### Instructions to follow:
Begin with the first line of the material and copy each line word for word through the line that contains "ax2.set_yticks([0, 0.0002, 0.0004, 0.0006, 0.0008])"; the pictures are left out.

[Dataset excerpt]

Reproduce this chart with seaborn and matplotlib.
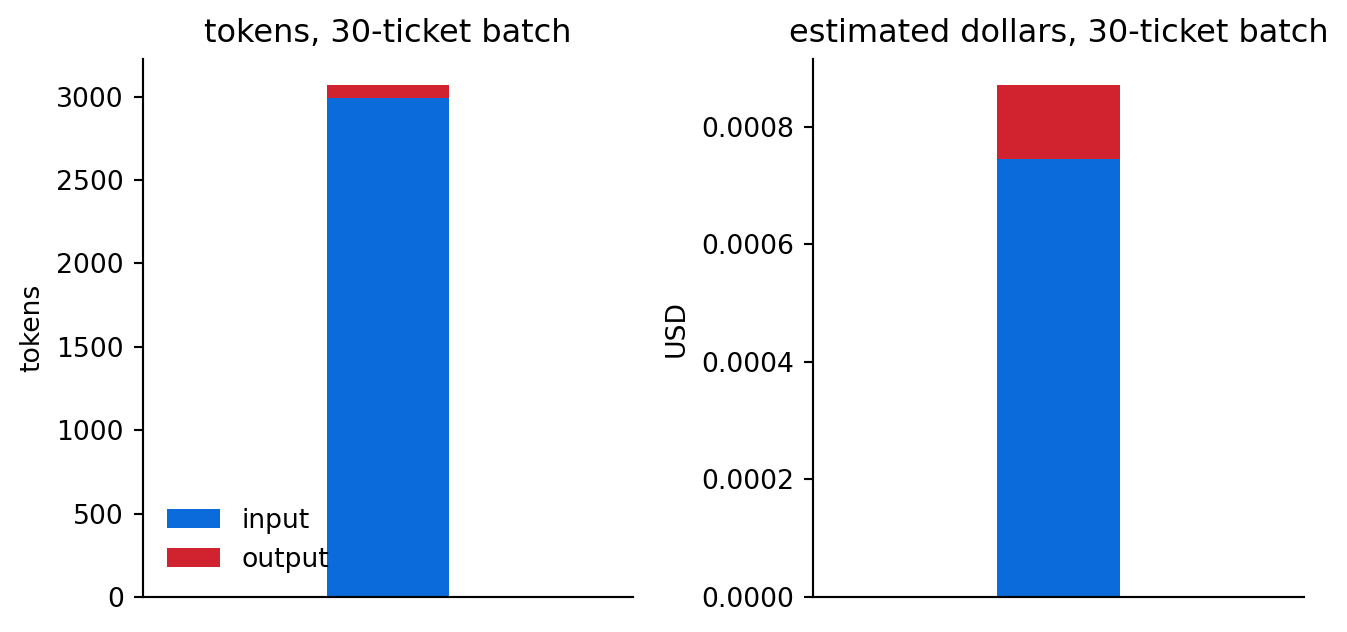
import matplotlib
matplotlib.use("Agg")
import matplotlib.pyplot as plt
import matplotlib.ticker as mticker
import seaborn as sns
import pandas as pd

batch = ["30-ticket batch"]
input_tokens = [2990]
output_tokens = [82]
input_usd = [0.000745]
output_usd = [0.000127]

BLUE = "#0b6bdb"
RED = "#d0222f"

FS = 9.6
plt.rcParams.update({
    "font.family": ["DejaVu Sans"],
    "font.size": FS,
    "axes.linewidth": 0.77,
    "ytick.major.width": 0.77,
    "ytick.major.size": 3.36,
})

df = pd.DataFrame({
    "batch": batch,
    "input_tokens": input_tokens,
    "total_tokens": [i + o for i, o in zip(input_tokens, output_tokens)],
    "input_usd": input_usd,
    "total_usd": [i + o for i, o in zip(input_usd, output_usd)],
})

fig = plt.figure(figsize=(6.735, 3.16), dpi=200)
ax1 = fig.add_axes([0.1062, 0.0554, 0.3637, 0.8512])
ax2 = fig.add_axes([0.6036, 0.0554, 0.3645, 0.8512])

for ax, inp, tot, ylab, title in [
    (ax1, "input_tokens", "total_tokens", "tokens", "tokens, 30-ticket batch"),
    (ax2, "input_usd", "total_usd", "USD", "estimated dollars, 30-ticket batch"),
]:
    # stacked bar: total in red, input drawn over it in blue
    sns.barplot(data=df, x="batch", y=tot, color=RED, width=0.25,
                saturation=1, linewidth=0, edgecolor="none",
                label="output", ax=ax)
    sns.barplot(data=df, x="batch", y=inp, color=BLUE, width=0.25,
                saturation=1, linewidth=0, edgecolor="none",
                label="input", ax=ax)
    ax.set_xlabel("")
    ax.set_xticks([])
    ax.set_ylabel(ylab, fontsize=FS)
    ax.set_title(title, fontsize=11.52)
    ax.tick_params(axis="y", labelsize=FS)
    sns.despine(ax=ax)

ax2.yaxis.set_major_formatter(mticker.FormatStrFormatter("%.4f"))
ax2.set_yticks([0, 0.0002, 0.0004, 0.0006, 0.0008])

h, l = ax1.get_legend_handles_labels()
ax1.legend(h[::-1], l[::-1], loc="lower left", frameon=False, fontsize=FS)
if ax2.get_legend():
    ax2.get_legend().remove()

fig.savefig("out.png", dpi=200)
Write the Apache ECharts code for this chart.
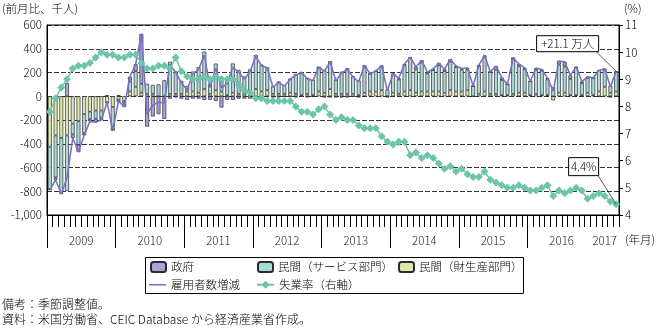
<!DOCTYPE html>
<html><head><meta charset="utf-8">
<script src="https://cdn.jsdelivr.net/npm/echarts@6/dist/echarts.min.js"></script>
<style>html,body{margin:0;padding:0;background:#fff}#c{width:663px;height:329px}</style>
</head><body><div id="c"></div>
<script>
// ---- data (thousands, month-on-month; unemployment %) Jan 2009 - Apr 2017 ----
const years = ['2009','2010','2011','2012','2013','2014','2015','2016','2017'];
const total = [
 -791,-703,-823,-686,-351,-470,-329,-212,-219,-200,-50,-290,
 -40,-90,163,270,525,-150,-75,-50,-55,270,200,110,
 55,188,225,346,73,235,70,107,246,202,146,207,
 338,257,239,75,115,87,143,177,203,146,132,244,
 211,286,130,197,226,162,122,261,190,212,258,47,
 190,151,272,329,246,304,202,230,280,227,312,255,
 234,238,86,262,344,206,254,157,100,321,272,239,
 126,237,225,153,43,297,291,176,249,124,164,155,
 216,232,79,211];
const gov = [
 -10,-20,-10,110,-30,-60,-20,-20,-30,-20,-10,-30,
 10,-30,40,60,420,-255,-170,-150,-180,-20,-10,-20,
 -30,-20,-20,-30,-30,-40,-95,-30,-30,-20,-20,-20,
 -10,-10,-5,-10,-10,-5,-5,-10,10,-10,-5,0,
 -10,-10,-10,-10,-10,-5,-10,20,0,0,5,-10,
 5,10,10,5,20,20,10,10,20,15,20,10,
 10,10,0,10,15,0,30,20,0,0,20,10,
 0,15,10,10,20,30,40,30,10,15,10,0,
 -5,10,-10,5];
const goods = [
 -425,-330,-350,-330,-230,-210,-150,-130,-120,-120,-50,-90,
 -30,-40,40,80,30,20,20,0,-10,20,20,20,
 40,40,30,60,20,50,40,10,30,20,20,40,
 60,40,50,20,20,20,30,20,10,20,10,40,
 30,60,20,20,20,20,10,30,40,40,50,0,
 30,20,40,50,30,40,40,40,40,30,50,40,
 40,50,0,20,40,20,20,10,10,20,30,30,
 10,20,10,10,-35,30,30,10,10,10,30,10,
 40,80,30,40];
const services = [
 -356,-353,-463,-466,-91,-200,-159,-62,-69,-60,10,-170,
 -20,-20,83,130,75,85,75,100,135,270,190,110,
 45,168,215,316,83,225,125,127,246,202,146,187,
 288,227,194,65,105,72,118,167,183,136,127,204,
 191,236,120,187,216,147,122,211,150,172,203,57,
 155,121,222,274,196,244,152,180,220,182,242,205,
 184,178,86,232,289,186,204,127,90,301,222,199,
 116,202,205,133,58,237,221,136,229,99,124,145,
 181,142,59,166];
const unemp = [
 7.8,8.3,8.7,9.0,9.4,9.5,9.5,9.6,9.8,10.0,9.9,9.9,
 9.8,9.8,9.9,9.9,9.6,9.4,9.4,9.5,9.5,9.4,9.8,9.3,
 9.1,9.0,9.0,9.1,9.0,9.1,9.0,9.0,9.0,8.8,8.6,8.5,
 8.3,8.3,8.2,8.2,8.2,8.2,8.2,8.0,7.8,7.8,7.7,7.9,
 8.0,7.7,7.5,7.6,7.5,7.5,7.3,7.2,7.2,7.2,6.9,6.7,
 6.6,6.7,6.7,6.2,6.3,6.1,6.2,6.1,5.9,5.7,5.8,5.6,
 5.7,5.5,5.4,5.4,5.6,5.3,5.2,5.1,5.0,5.0,5.1,5.0,
 4.9,4.9,5.0,5.1,4.7,4.9,4.8,4.9,5.0,4.9,4.6,4.7,
 4.8,4.7,4.5,4.4];
const leftTicks = {min:-1000, max:600, step:200};
const rightTicks = {min:4, max:11, step:1};
const names = ['政府','民間（サービス部門）','民間（財生産部門）','雇用者数増減','失業率（右軸）'];
const noteLines = ['備考：季節調整値。','資料：米国労働省、CEIC Database から経済産業省作成。'];

const months = [];
for (let i = 0; i < total.length; i++) {
  const y = 2009 + Math.floor(i/12), m = i%12+1;
  months.push(y + '/' + m);
}
const nM = months.length;
const sepVals = [];
for (let k = 0; k < years.length-1; k++) sepVals.push(k*12);
const lastYearStart = (years.length-1)*12;
const lastLabelIdx = Math.floor((lastYearStart + nM - 1)/2); // centre of partial final year

const FONT = '"Noto Sans CJK JP","Noto Sans",sans-serif';
const chart = echarts.init(document.getElementById('c'), null, {renderer:'canvas'});
const barBorder = {borderColor:'#2a2a3a', borderWidth:0.7};
const legendBase = {orient:'horizontal', itemWidth:15, itemHeight:10, itemGap:0,
  textStyle:{fontFamily:FONT, fontSize:11.5, fontWeight:300, color:'#000'}, padding:0, selectedMode:false};
const TF = '300 11.5px '+FONT;
const baseGraphic = [
  {id:'g1', type:'text', left:2, top:3, style:{text:'(前月比、千人)', font:TF, fill:'#000'}},
  {id:'g2', type:'text', left:624, top:3, style:{text:'(%)', font:TF, fill:'#000'}},
  {id:'g3', type:'text', left:625, top:234, style:{text:'(年月)', font:TF, fill:'#000'}},
  {id:'g4', type:'rect', shape:{x:145.5, y:257.5, width:378, height:36}, style:{fill:'none', stroke:'#000', lineWidth:1}},
  {id:'g5', type:'text', left:2, top:298, style:{text:noteLines[0], font:'300 12px '+FONT, fill:'#000'}},
  {id:'g6', type:'text', left:2, top:313, style:{text:noteLines[1], font:'300 12px '+FONT, fill:'#000'}}
];
const option = {
  animation:false,
  textStyle:{fontFamily:FONT},
  grid:{left:47, right:44, top:25, bottom:114, show:true, borderColor:'#000', borderWidth:1, backgroundColor:'transparent'},
  xAxis:[{
    type:'category', data:months, boundaryGap:true, position:'bottom',
    axisLine:{show:true, onZero:false, lineStyle:{color:'#000', width:1}},
    axisTick:{show:true, interval:0, length:12, lineStyle:{color:'#000', width:1}},
    axisLabel:{show:true, margin:20, fontSize:11.5, fontWeight:300, color:'#222', fontFamily:FONT,
      interval:(i) => (i < lastYearStart && i%12 === 6) || i === lastLabelIdx,
      formatter:(v, i) => i === lastLabelIdx ? years[years.length-1] : '{a|' + years[Math.floor(i/12)] + '}',
      rich:{a:{padding:[0,6,0,0], fontSize:11.5, fontWeight:300, color:'#222', fontFamily:FONT}}},
    splitLine:{show:false}
  },{
    type:'value', min:0, max:nM, position:'bottom',
    axisLine:{show:false, onZero:false},
    axisTick:{show:true, customValues:sepVals, length:33, lineStyle:{color:'#000', width:1}},
    axisLabel:{show:false},
    splitLine:{show:false}
  }],
  yAxis:[{
    type:'value', min:leftTicks.min, max:leftTicks.max, interval:leftTicks.step,
    axisLine:{show:true, lineStyle:{color:'#000'}}, axisTick:{show:false},
    axisLabel:{fontSize:11.5, fontWeight:300, color:'#000', margin:5, fontFamily:FONT,
      formatter:v => v.toLocaleString('en-US')},
    splitLine:{show:true, lineStyle:{color:'#000', type:[5,2], width:0.8}}
  },{
    type:'value', min:rightTicks.min, max:rightTicks.max, interval:rightTicks.step, position:'right',
    axisLine:{show:true, lineStyle:{color:'#000'}},
    axisTick:{show:true, inside:false, length:4, lineStyle:{color:'#000'}},
    axisLabel:{fontSize:11.5, fontWeight:300, color:'#000', margin:6, fontFamily:FONT},
    splitLine:{show:false}
  }],
  legend:[
    Object.assign({}, legendBase, {left:150, top:261, data:[names[0]]}),
    Object.assign({}, legendBase, {left:257, top:261, data:[names[1]]}),
    Object.assign({}, legendBase, {left:398, top:261, data:[names[2]]}),
    Object.assign({}, legendBase, {left:149, top:279, itemWidth:17, itemHeight:1.5, data:[{name:names[3], icon:'rect'}]}),
    Object.assign({}, legendBase, {left:256, top:279, itemWidth:17, data:[names[4]]})
  ],
  series:[
    {name:names[2], type:'bar', stack:'emp', data:goods, barWidth:'68%',
     itemStyle:Object.assign({color:'#dbe9a2'}, barBorder)},
    {name:names[1], type:'bar', stack:'emp', data:services, barWidth:'68%',
     itemStyle:Object.assign({color:'#a9dbd2'}, barBorder)},
    {name:names[0], type:'bar', stack:'emp', data:gov, barWidth:'68%',
     itemStyle:Object.assign({color:'#aba3d6'}, barBorder)},
    {name:names[3], type:'line', data:total, symbol:'none', z:5,
     lineStyle:{color:'#7b70c2', width:1.6}, itemStyle:{color:'#7b70c2'}},
    {name:names[4], type:'line', yAxisIndex:1, data:unemp, symbol:'diamond', symbolSize:8, z:6,
     showSymbol:true, showAllSymbol:true,
     lineStyle:{color:'#6cc5aa', width:1.5}, itemStyle:{color:'#6cc5aa'}}
  ],
  graphic:baseGraphic
};
chart.setOption(option);

// annotations attached to the last data points
const last = nM-1;
const pT = chart.convertToPixel({xAxisIndex:0, yAxisIndex:0}, [last, total[last]]);
const pU = chart.convertToPixel({xAxisIndex:0, yAxisIndex:1}, [last, unemp[last]]);
const tLab = '+' + (total[last]/10).toFixed(1) + ' 万人';
const uLab = unemp[last].toFixed(1) + '%';
chart.setOption({graphic:baseGraphic.concat([
  {id:'a1', type:'rect', shape:{x:pT[0]-79.5, y:pT[1]-35.5, width:62, height:16}, style:{fill:'#fff', stroke:'#000', lineWidth:1}, z:10},
  {id:'a2', type:'text', x:pT[0]-48.5, y:pT[1]-27.5, style:{text:tLab, font:TF, fill:'#000', align:'center', verticalAlign:'middle'}, z:11},
  {id:'a3', type:'line', shape:{x1:pT[0]-20, y1:pT[1]-19.5, x2:pT[0], y2:pT[1]}, style:{stroke:'#333', lineWidth:0.8}, z:10},
  {id:'a4', type:'rect', shape:{x:pU[0]-47.5, y:pU[1]-46.5, width:30, height:18}, style:{fill:'#fff', stroke:'#000', lineWidth:1}, z:10},
  {id:'a5', type:'text', x:pU[0]-32.5, y:pU[1]-37.5, style:{text:uLab, font:TF, fill:'#000', align:'center', verticalAlign:'middle'}, z:11},
  {id:'a6', type:'line', shape:{x1:pU[0]-18, y1:pU[1]-28.5, x2:pU[0], y2:pU[1]}, style:{stroke:'#333', lineWidth:0.8}, z:10}
])});
</script></body></html>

### Response to the task:
Reproduce this chart with seaborn and matplotlib.
import matplotlib
matplotlib.use("Agg")
import matplotlib.pyplot as plt
import matplotlib.ticker as mticker
import seaborn as sns
import pandas as pd

batch = ["30-ticket batch"]
input_tokens = [2990]
output_tokens = [82]
input_usd = [0.000745]
output_usd = [0.000127]

BLUE = "#0b6bdb"
RED = "#d0222f"

FS = 9.6
plt.rcParams.update({
    "font.family": ["DejaVu Sans"],
    "font.size": FS,
    "axes.linewidth": 0.77,
    "ytick.major.width": 0.77,
    "ytick.major.size": 3.36,
})

df = pd.DataFrame({
    "batch": batch,
    "input_tokens": input_tokens,
    "total_tokens": [i + o for i, o in zip(input_tokens, output_tokens)],
    "input_usd": input_usd,
    "total_usd": [i + o for i, o in zip(input_usd, output_usd)],
})

fig = plt.figure(figsize=(6.735, 3.16), dpi=200)
ax1 = fig.add_axes([0.1062, 0.0554, 0.3637, 0.8512])
ax2 = fig.add_axes([0.6036, 0.0554, 0.3645, 0.8512])

for ax, inp, tot, ylab, title in [
    (ax1, "input_tokens", "total_tokens", "tokens", "tokens, 30-ticket batch"),
    (ax2, "input_usd", "total_usd", "USD", "estimated dollars, 30-ticket batch"),
]:
    # stacked bar: total in red, input drawn over it in blue
    sns.barplot(data=df, x="batch", y=tot, color=RED, width=0.25,
                saturation=1, linewidth=0, edgecolor="none",
                label="output", ax=ax)
    sns.barplot(data=df, x="batch", y=inp, color=BLUE, width=0.25,
                saturation=1, linewidth=0, edgecolor="none",
                label="input", ax=ax)
    ax.set_xlabel("")
    ax.set_xticks([])
    ax.set_ylabel(ylab, fontsize=FS)
    ax.set_title(title, fontsize=11.52)
    ax.tick_params(axis="y", labelsize=FS)
    sns.despine(ax=ax)

ax2.yaxis.set_major_formatter(mticker.FormatStrFormatter("%.4f"))
ax2.set_yticks([0, 0.0002, 0.0004, 0.0006, 0.0008])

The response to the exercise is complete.